How bit manipulation works?

Question

There was a question asked:

"Presented with the integer n, find the 0-based position of the second rightmost zero bit in its binary representation (it is guaranteed that such a bit exists), counting from right to left.

Return the value of 2position_of_the_found_bit."

I had written below solution which works fine.

int secondRightmostZeroBit(int n) {
  return (int)Math.pow(2,Integer.toBinaryString(n).length()-1-Integer.toBinaryString(n).lastIndexOf('0',Integer.toBinaryString(n).lastIndexOf('0')-1))  ;
}

But below was the best voted solution which I also liked as it has just few characters of codding and serving the purpose, but I could not understand it. Can someone explain how bit manipulation is helping to achieve it .

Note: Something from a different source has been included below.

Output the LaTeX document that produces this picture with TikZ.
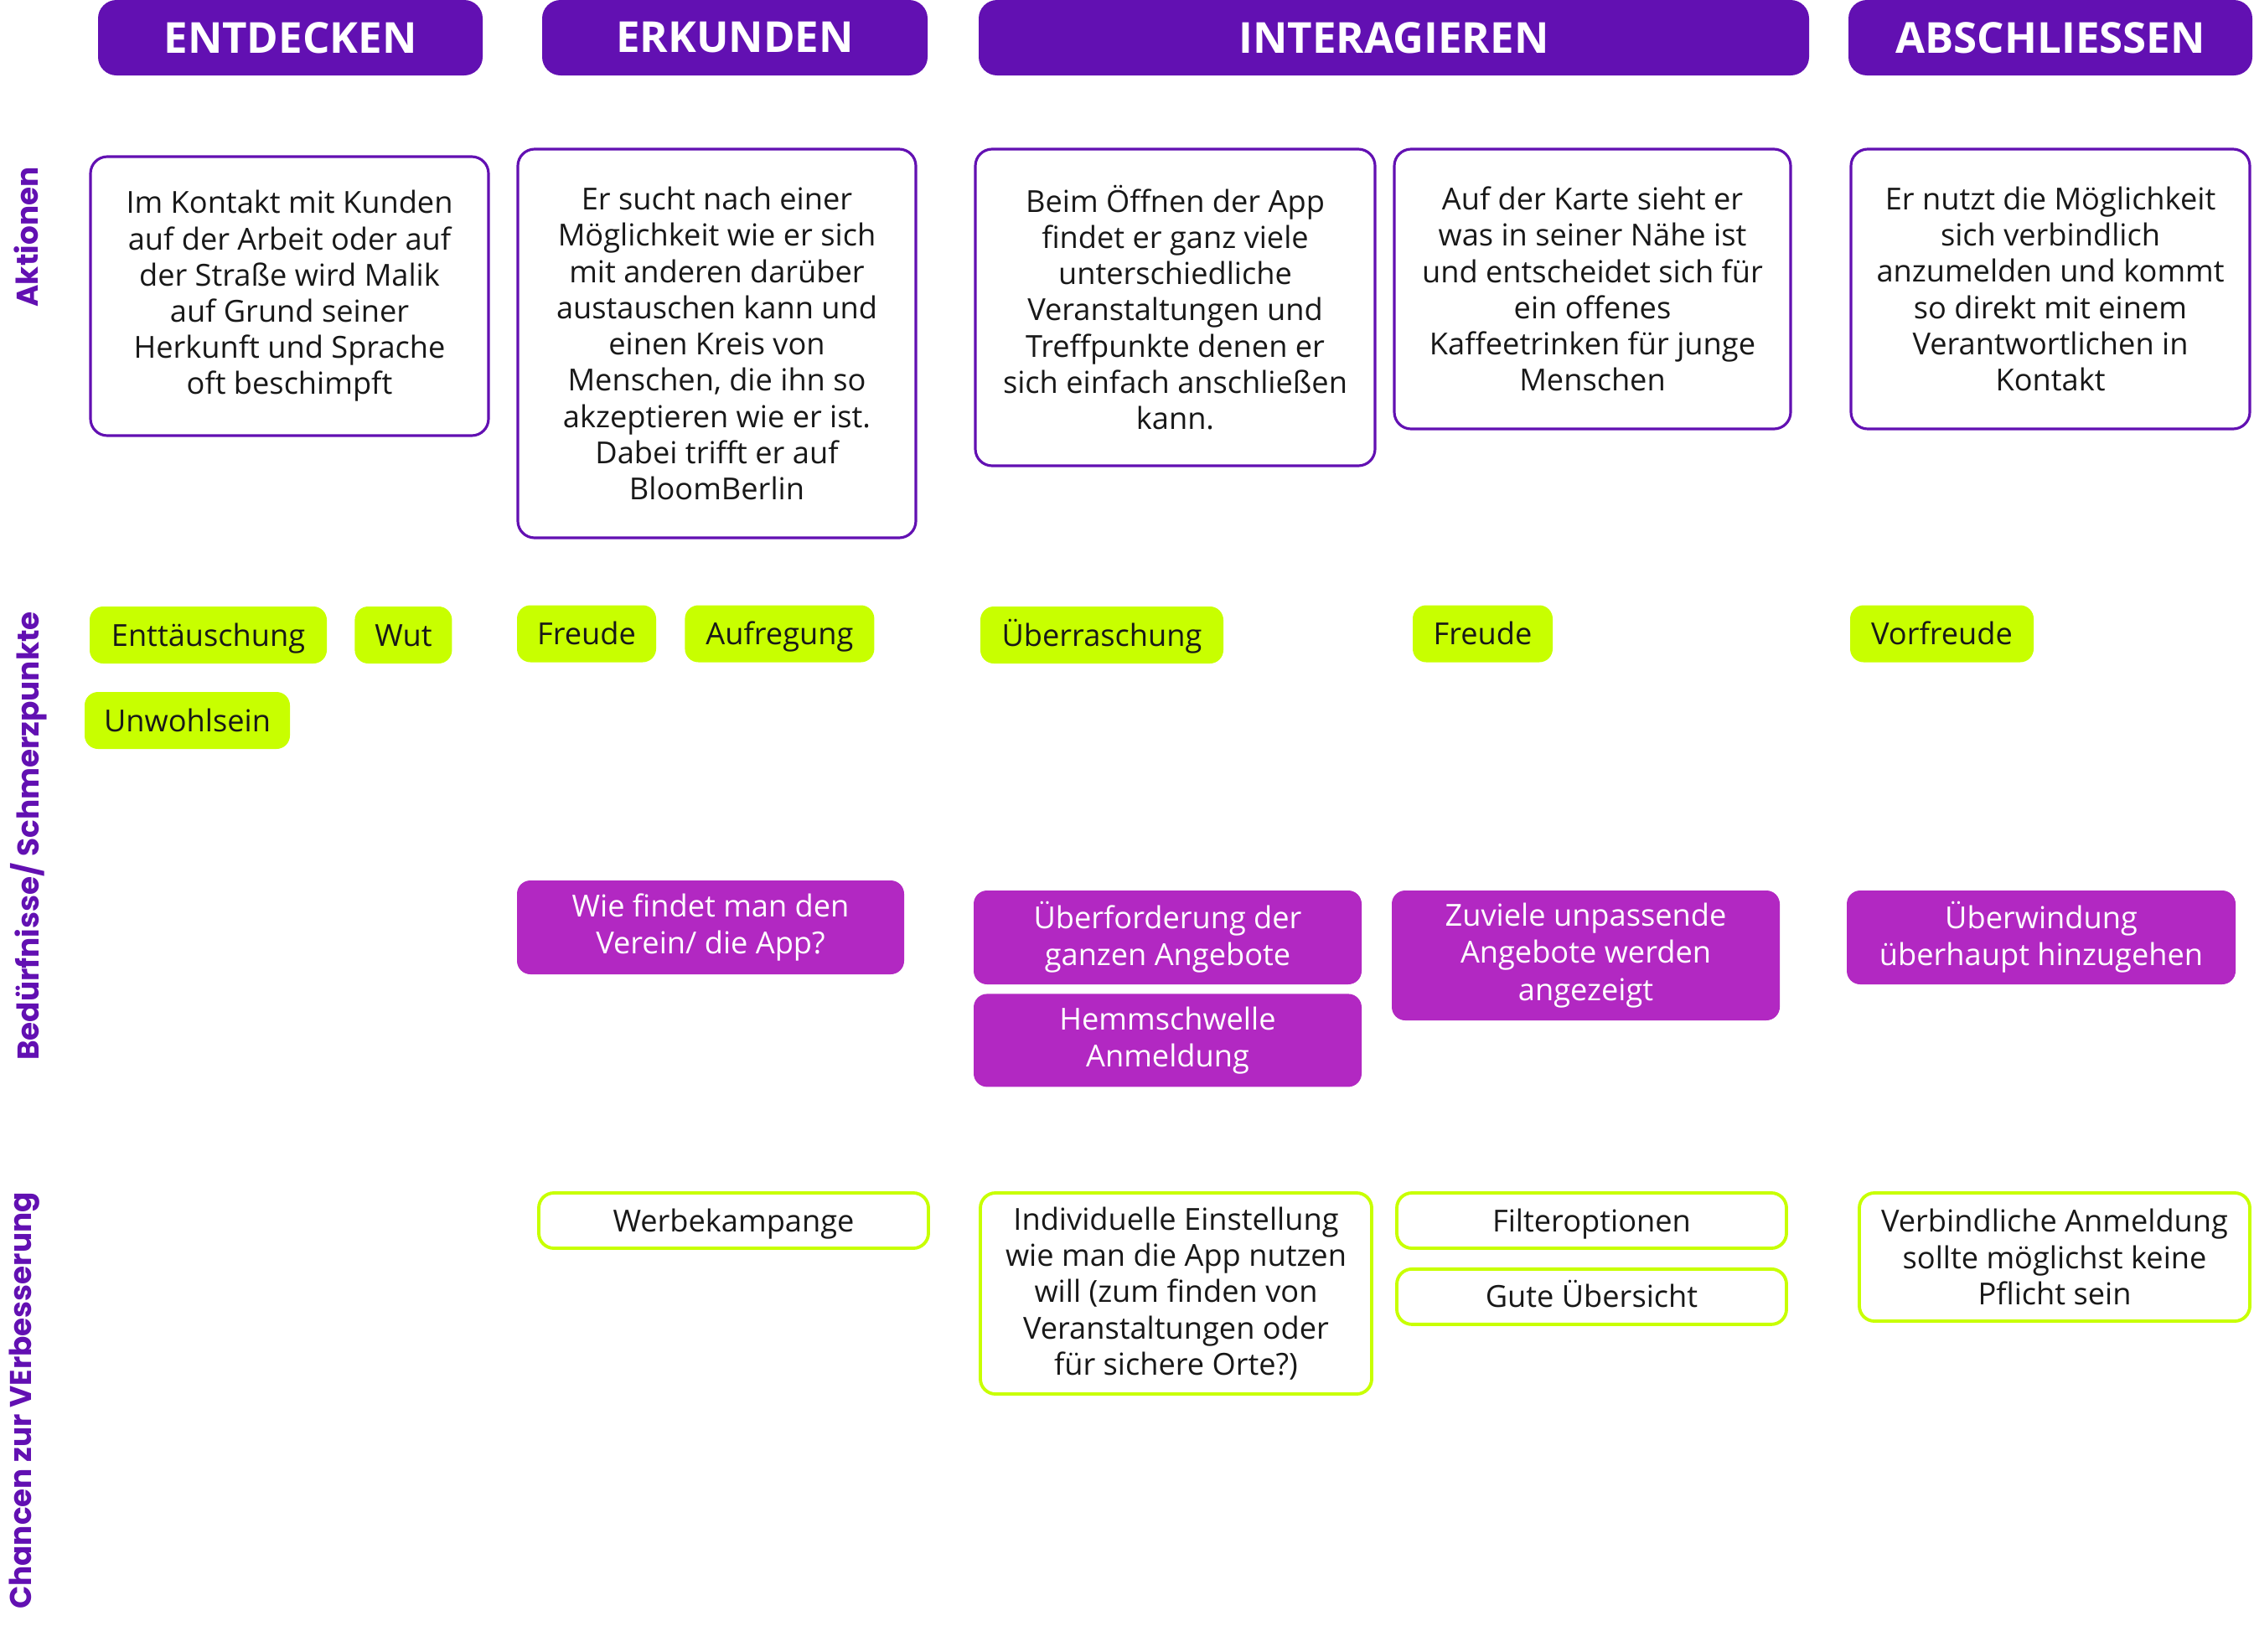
\documentclass[tikz,border=0pt]{standalone}
\usepackage{fontspec}
\setmainfont{Open Sans}
\newfontfamily\labelfont{Poppins}
\usepackage{tikz}
\usetikzlibrary{positioning}
\definecolor{bloomviolet}{RGB}{98,16,178}
\definecolor{bloomlime}{RGB}{200,255,0}
\definecolor{bloommagenta}{RGB}{178,40,194}
\definecolor{textgray}{RGB}{24,24,24}
\tikzset{
    headnode/.style={
        rectangle,
        rounded corners=0.22cm,
        fill=bloomviolet, % Phasen-Kopf
        text=white,
        minimum height=0.9cm,
        inner sep=0,
        font=\bfseries\fontsize{14.5}{17}\selectfont
    },
    actnode/.style={
        rectangle,
        rounded corners=0.2cm,
        draw=bloomviolet, % violetter Rand
        fill=white,
        line width=0.9pt,
        inner sep=0,
        align=center,
        text=textgray,
        font=\fontsize{10.3}{12.3}\selectfont
    },
    oneline/.style={
        text height=0.74em, % eine Zeile, mittig
        text depth=0pt
    },
    tagnode/.style={
        rectangle,
        rounded corners=0.16cm,
        fill=bloomlime, % Gefuehle
        minimum height=0.68cm,
        inner sep=0,
        oneline,
        text=textgray,
        font=\fontsize{10.3}{12.3}\selectfont
    },
    painnode/.style={
        rectangle,
        rounded corners=0.16cm,
        fill=bloommagenta, % Schmerzpunkte
        inner sep=0,
        align=center,
        text=white,
        font=\fontsize{10.3}{12.6}\selectfont
    },
    chancenode/.style={
        rectangle,
        rounded corners=0.18cm,
        draw=bloomlime, % gruener Rand
        fill=white,
        line width=1.1pt,
        inner sep=0,
        align=center,
        text=textgray,
        font=\fontsize{10.3}{12.3}\selectfont
    },
    rowlabel/.style={
        rotate=90,
        inner sep=0,
        text=bloomviolet,
        font=\labelfont\bfseries\fontsize{10.2}{12}\selectfont
    }
}

\begin{document}
\begin{tikzpicture}
    \useasboundingbox (0,0) rectangle (26.9,-19.71);
    % Phasen
    \node[headnode, minimum width=4.59cm] (entdecken) at (3.465,-0.45) {ENTDECKEN};
    \node[headnode, minimum width=4.60cm] (erkunden) at (8.77,-0.45) {ERKUNDEN};
    \node[headnode, minimum width=9.91cm] (interagieren) at (16.635,-0.45) {INTERAGIEREN};
    \node[headnode, minimum width=4.82cm] (abschliessen) at (24.47,-0.45) {ABSCHLIESSEN};

    % Zeilen
    \node[rowlabel] (rowakt) at (0.31,-2.83) {Aktionen};
    \node[rowlabel] (rowbed) at (0.34,-9.98) {Bedürfnisse/ Schmerzpunkte};
    \node[rowlabel] (rowcha) at (0.29,-16.72) {Chancen zur VErbesserung};

    % Aktionen
    \node[actnode, minimum width=4.75cm, minimum height=3.33cm] (akt1) at (3.455,-3.535)
        {Im Kontakt mit Kunden\\auf der Arbeit oder auf\\der Straße wird Malik\\auf Grund seiner\\Herkunft und Sprache\\oft beschimpft};
    \node[actnode, minimum width=4.75cm, minimum height=4.64cm] (akt2) at (8.555,-4.10)
        {Er sucht nach einer\\Möglichkeit wie er sich\\mit anderen darüber\\austauschen kann und\\einen Kreis von\\Menschen, die ihn so\\akzeptieren wie er ist.\\Dabei trifft er auf\\BloomBerlin};
    \node[actnode, minimum width=4.77cm, minimum height=3.78cm] (akt3) at (14.025,-3.67)
        {Beim Öffnen der App\\findet er ganz viele\\unterschiedliche\\Veranstaltungen und\\Treffpunkte denen er\\sich einfach anschließen\\kann.};
    \node[actnode, minimum width=4.73cm, minimum height=3.34cm] (akt4) at (19.005,-3.45)
        {Auf der Karte sieht er\\was in seiner Nähe ist\\und entscheidet sich für\\ein offenes\\Kaffeetrinken für junge\\Menschen};
    \node[actnode, minimum width=4.76cm, minimum height=3.34cm] (akt5) at (24.47,-3.45)
        {Er nutzt die Möglichkeit\\sich verbindlich\\anzumelden und kommt\\so direkt mit einem\\Verantwortlichen in\\Kontakt};

    % Gefuehle
    \node[tagnode, minimum width=2.83cm] (enttaeuschung) at (2.485,-7.58) {Enttäuschung};
    \node[tagnode, minimum width=1.16cm, right=0.32cm of enttaeuschung] (wut) {Wut};
    \node[tagnode, minimum width=2.45cm] (unwohlsein) at (2.235,-8.60) {Unwohlsein};
    \node[tagnode, minimum width=1.66cm] (freude) at (7.00,-7.565) {Freude};
    \node[tagnode, minimum width=2.26cm, right=0.33cm of freude] (aufregung) {Aufregung};
    \node[tagnode, minimum width=2.90cm] (ueberraschung) at (13.15,-7.58) {Überraschung};
    \node[tagnode, minimum width=1.67cm] (freudezwei) at (17.695,-7.565) {Freude};
    \node[tagnode, minimum width=2.19cm] (vorfreude) at (23.175,-7.565) {Vorfreude};

    % Schmerzpunkte
    \node[painnode, minimum width=4.62cm, minimum height=1.12cm] (verein) at (8.48,-11.07)
        {Wie findet man den\\Verein/ die App?};
    \node[painnode, minimum width=4.63cm, minimum height=1.12cm] (ueberforderung) at (13.935,-11.19)
        {Überforderung der\\ganzen Angebote};
    \node[painnode, minimum width=4.63cm, minimum height=1.11cm, below=0.10cm of ueberforderung] (hemmschwelle)
        {Hemmschwelle\\Anmeldung};
    \node[painnode, minimum width=4.63cm, minimum height=1.55cm] (zuviele) at (18.925,-11.405)
        {Zuviele unpassende\\Angebote werden\\angezeigt};
    \node[painnode, minimum width=4.64cm, minimum height=1.12cm] (ueberwindung) at (24.36,-11.19)
        {Überwindung\\überhaupt hinzugehen};

    % Chancen
    \node[chancenode, oneline, minimum width=4.65cm, minimum height=0.66cm] (werbung) at (8.755,-14.57)
        {Werbekampange};
    \node[chancenode, minimum width=4.67cm, minimum height=2.40cm] (einstellung) at (14.035,-15.44)
        {Individuelle Einstellung\\wie man die App nutzen\\will (zum finden von\\Veranstaltungen oder\\für sichere Orte?)};
    \node[chancenode, oneline, minimum width=4.65cm, minimum height=0.66cm] (filter) at (18.995,-14.57)
        {Filteroptionen};
    \node[chancenode, oneline, minimum width=4.65cm, minimum height=0.66cm, below=0.21cm of filter] (uebersicht)
        {Gute Übersicht};
    \node[chancenode, minimum width=4.66cm, minimum height=1.53cm] (verbindlich) at (24.52,-15.005)
        {Verbindliche Anmeldung\\sollte möglichst keine\\Pflicht sein};
\end{tikzpicture}
\end{document}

int secondRightmostZeroBit(int n) {
  return ~(n|(n+1)) & ((n|(n+1))+1) ;
}

Answer 1

Consider some number having at least two 0 bits. Here is an example of such a number with the 2 rightmost 0 bits marked (x...x are bits we don't care about which can be either 0 or 1, and 1...1 are the sequences of zero or more 1 bits to the right and to the left of the rightmost 0 bit) :

x...x01...101...1 - that's n

If you add 1 to that number you get :

x...x01...110...0 - that's (n+1)

which means the right most 0 bit flipped to 1

therefore n|(n+1) would give you:

x...x01...111...1 - that's n|(n+1)

If you add 1 to n|(n+1) you get:

x...x100........0 - that's (n|(n+1))+1

which means the second right most 0 bit also flips to 1

Now, ~(n|(n+1)) is

y...y10.........0 - that's ~(n|(n+1))

where each y bit is the inverse of the corresponding x bit

therefore ~(n|(n+1)) & ((n|(n+1))+1) gives

0...010.........0

where the only 1 bit is at the location of the second rightmost 0 bit of the input number.